# I am devastated



## h2t99

My sweet Sadie was killed this morning, she got out, I do not know how she did it and no other donkeys got out. She was hit by a car, the driver was not hurt, her car is totaled! She was best friends with Nattie, I got both 4 years ago and they were 2 peas in a pod, where one was the other was, never far apart. Nattie is still braying looking for her best friend. I am so glad noone was hurt, but my heart is broken, I cannot cry any more. My husband is coming home, I was suppose to meet him to pick up our kids, they have been at bible camp, I am so glad they did not have to witness this. Thanks for letting me vent.


----------



## Jill

I'm so sorry to read this news


----------



## jrae

I am so sorry.....


----------



## Brandi*

OMG that is horrible! I am so so sorry


----------



## horseplay

Oh no, I am so very sorry, I can't imagine what you are feeling



.


----------



## MeadowRidge Farm

I am so very SORRY to hear this. I cant even begin to imagine the pain of hurt you are feeling. There are no words anyone can say, but PLEASE take care of yourself and be so grateful that the two peas in a pod, were not together when this tragic accident happened. (((HUGS)))) and if you need to talk I am here for you. ([email protected]) Corinne


----------



## vetasst

I am so sorry to hear about Sadie. I couldn't even imagine the devasation you are feeling. my thoughts and prayers are with you.


----------



## h2t99

Thank you everyone, I am thankful I have this place who understands the love that donkeys cause.!!

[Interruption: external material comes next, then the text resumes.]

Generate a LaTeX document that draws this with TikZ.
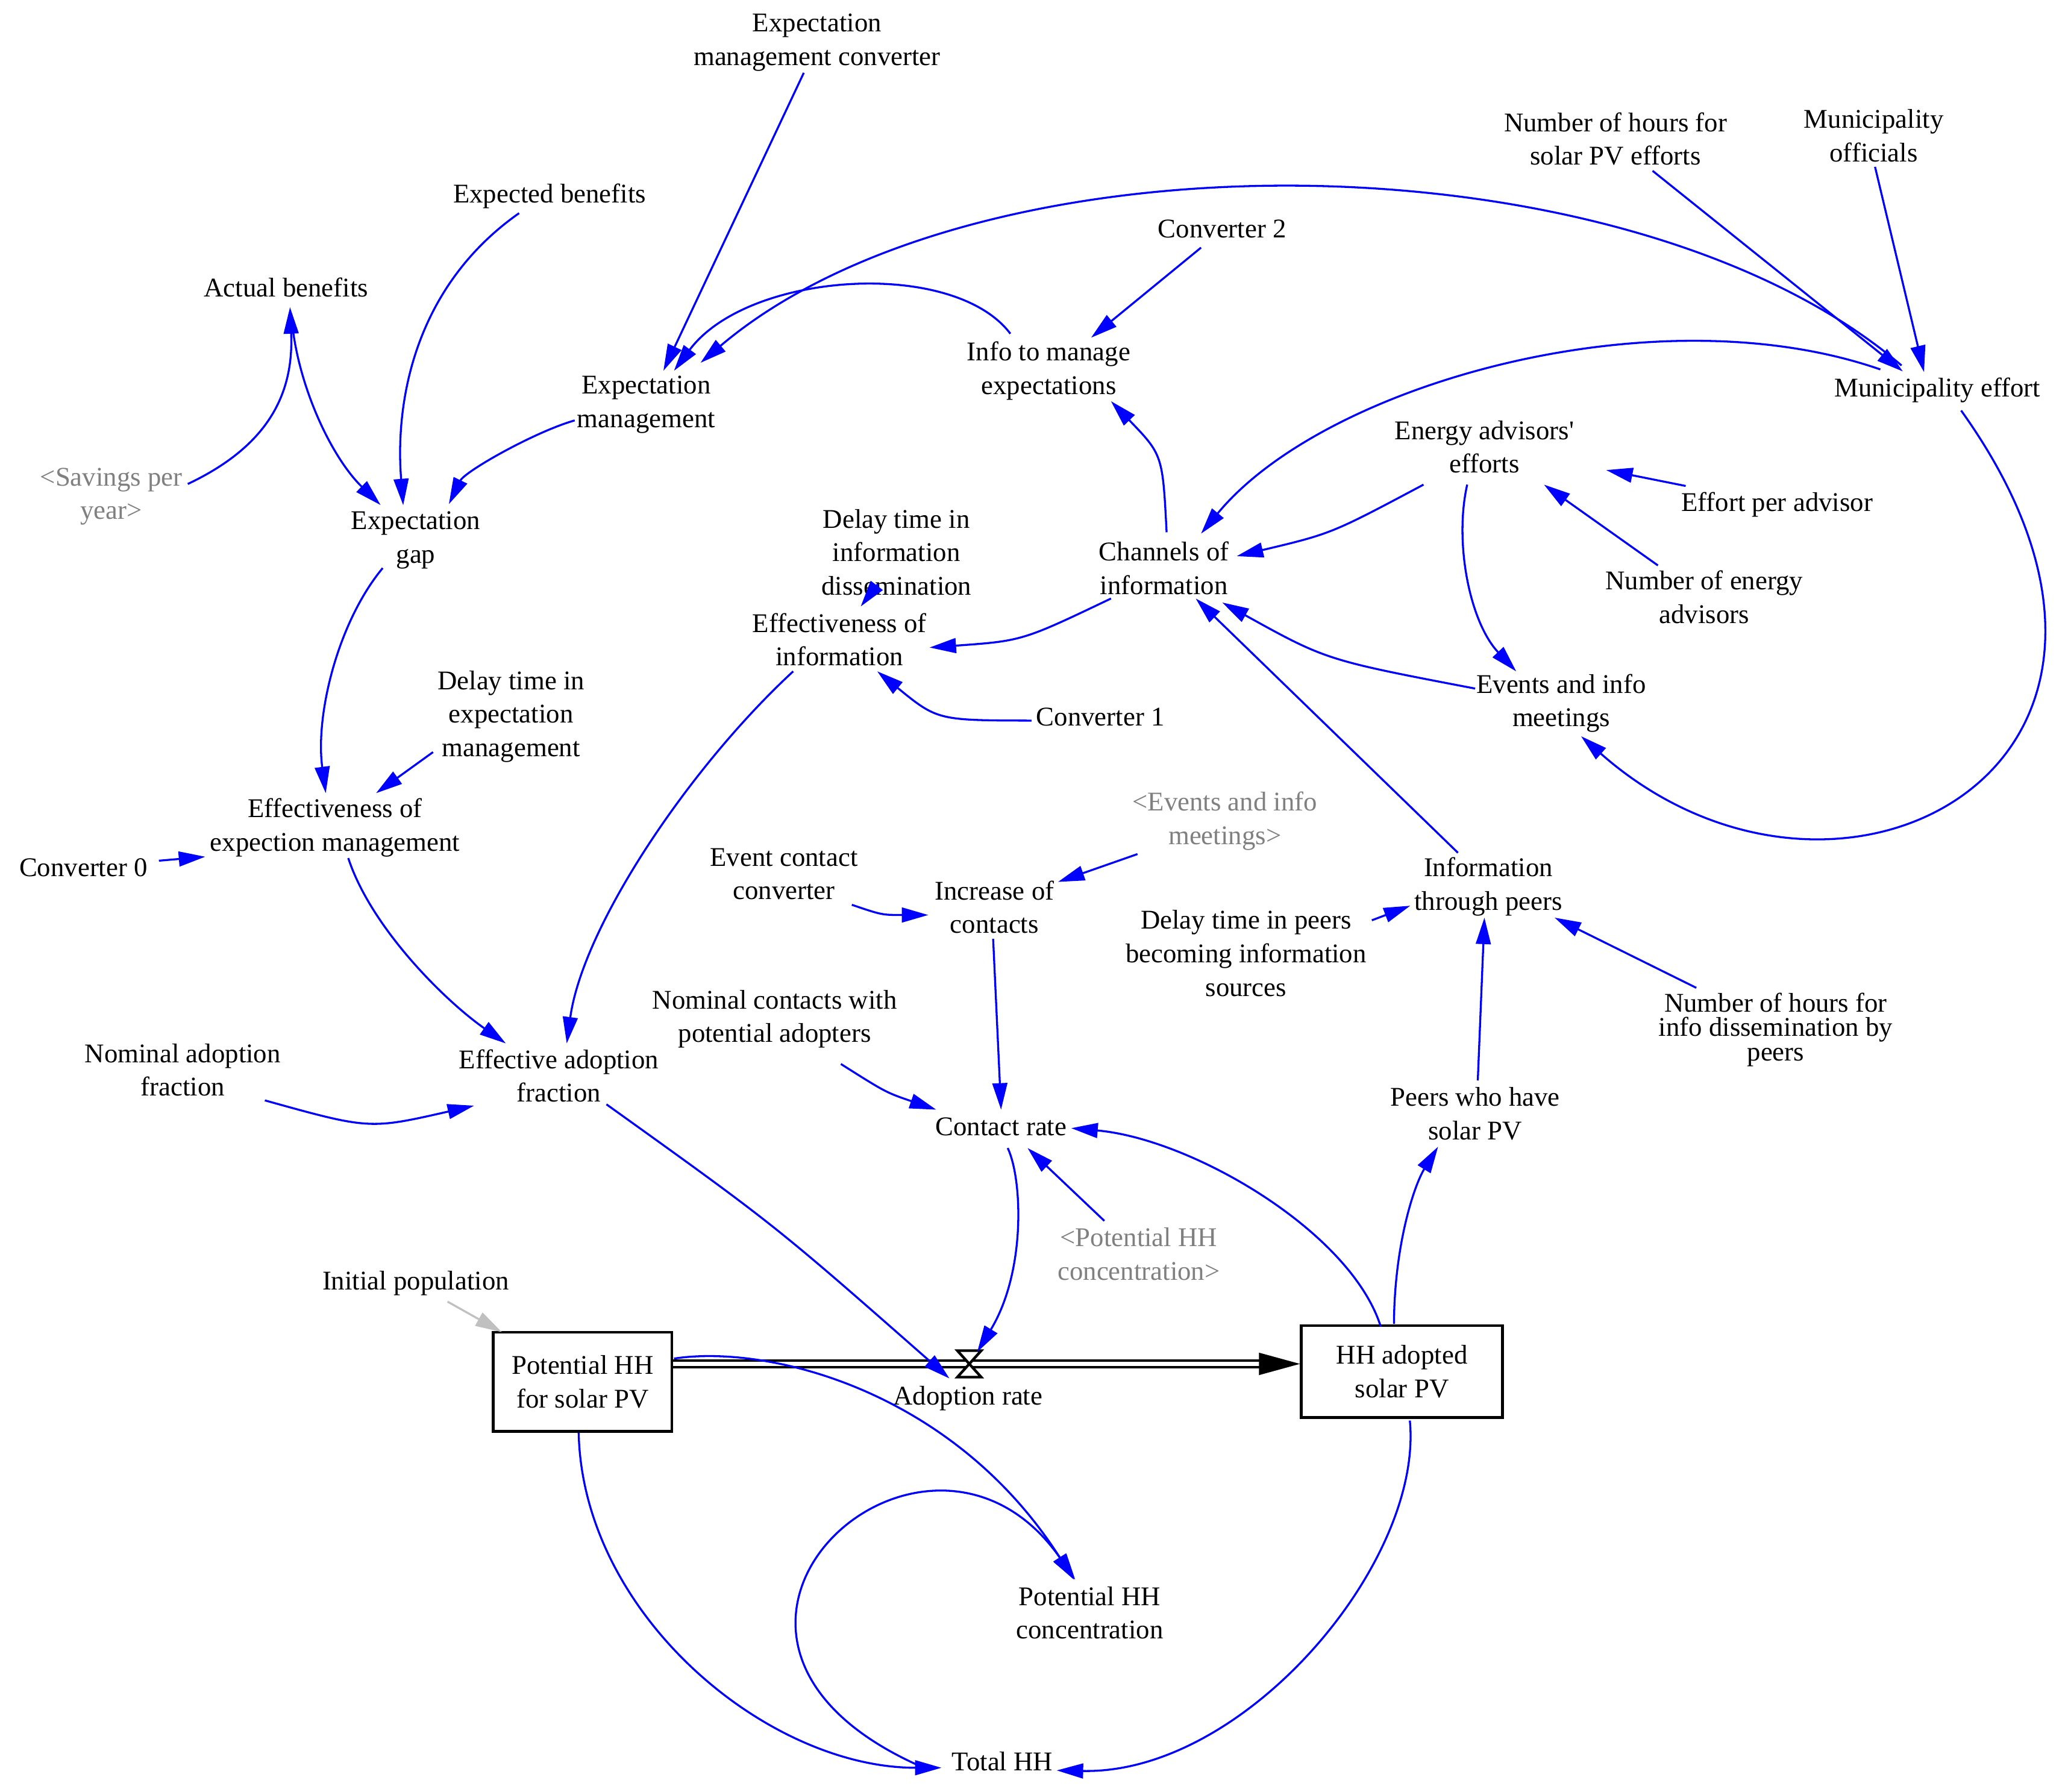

I am very thankful Nattie was not out also, one of my other jennies, Annabelle has not left Nattie's side this afternoon and seems to be trying to console her. The have camped out on the area we have buried Sadie. I think they sense that is where she is!


----------



## minie812

I am so so very sorry about your donkey. I think animals mourn maybe not quite like us humans but I think they do mourn.


----------



## lilhorseladie

I am so sorry for the loss of your little furry friend!


----------



## Chico

I am so very sorry. I can't even imagine your heartache. I just couldn't stand it if something happened to my sweeties.

Chico


----------



## minimule

I'm so sorry. That's awful. The others will mourn her for a while.


----------



## FlatCreekFarm

Oh, I am SO very sorry to hear about precious Sadie



Your post brought tears... I can't even imagine, but it brings such sorrow to even think about it. Hugs & prayers for you and Nattie






and the rest of the crew. Sending love from Missouri... we're thinking of you.


----------



## Miniv

Oh, that is so so sad.........not only for you but for your other donkey.


----------



## Emily's mom

I am so sorry for your loss, we can deal with a loss by understanding, I feel sad for Nattie and Annabelle, I hope they bond quickly.....thinking of you all


----------



## Bunnylady

So sad to hear about Sadie. I know that to lose one like that really hurts. How wonderful that Annabelle is doing what she can for Nattie. ((((HUGS)))) for all of you!


----------



## rockin r

Art and I are soo sorry....{{{{HUGS}}}}


----------



## GlacierRidge

I am so sorry to hear what you are going through! Hugs to you, and her buddy too! How tragic! I can only imagine the pain, and that's horrible enough!

Angie


----------



## crackerjackjack

I am so very sorry.


----------



## tifflunn

I am so sorry.

Tiffany


----------



## donkeymom

I am so very sorry for your loss. That is like my worst nightmare for my two girls. They are also 2 peas in a pod. They do mourn for their friends...we had 2 horses die this spring who were very old and it took a week for things to start getting back to normal. Your in my thoughts and your donkeys in my prayers.

Jenn


----------



## PaintedPromiseRanch

i haven't been around for a while but i too am so sorry to hear this for you... and for your other donkey. i have a pair, half-sisters born 9 days apart, they have never been separated... they are both going to foal this fall and i am struggling with sticking to my normal of separating them to foal, or letting them stay together...

hoping that your heart is beginning to heal, i know it takes a long long time. been there...

so sweet of your Annabelle to try to help though! what a kind heart...

big hugs to you!!!


----------



## Sixstardanes

So sorry.


----------



## h2t99

Thank you all.

Nattie is doing good, she still lays every day on Sadie's grave. Two of our mini horses have started to groom Nattie every day!! One is our yearling filly and the other is our 2 yr old!! They have never shown alot of interest in the adult donkeys but always play with the youngsters, so I was surprised when Tiny started grooming Nattie first and then Gracie started a couple of days later!! All of the babies have been keeping Nattie busy to



!! I am going to start looking for a jenny this fall to buddy up with Nattie.

Nattie and Sadie always foaled together, I would just put them in a large stall together or in our run in. I tried to seperate them and they both had a fit, they knew to keep their distance once a foal entered the picture!!


----------



## LittleRibbie

I am so sorry, hugs to you and your family

Heidi


----------



## RJRMINIS

Oh I am so sorry, ....


----------



## PaintedMeadows

I lost a very pregnant miniature mare the same way last year so I know how you feel! I am so very sorry for your loss. It is nice to hear that the other horses are looking after your lonely girl. Hugs to you all!!


----------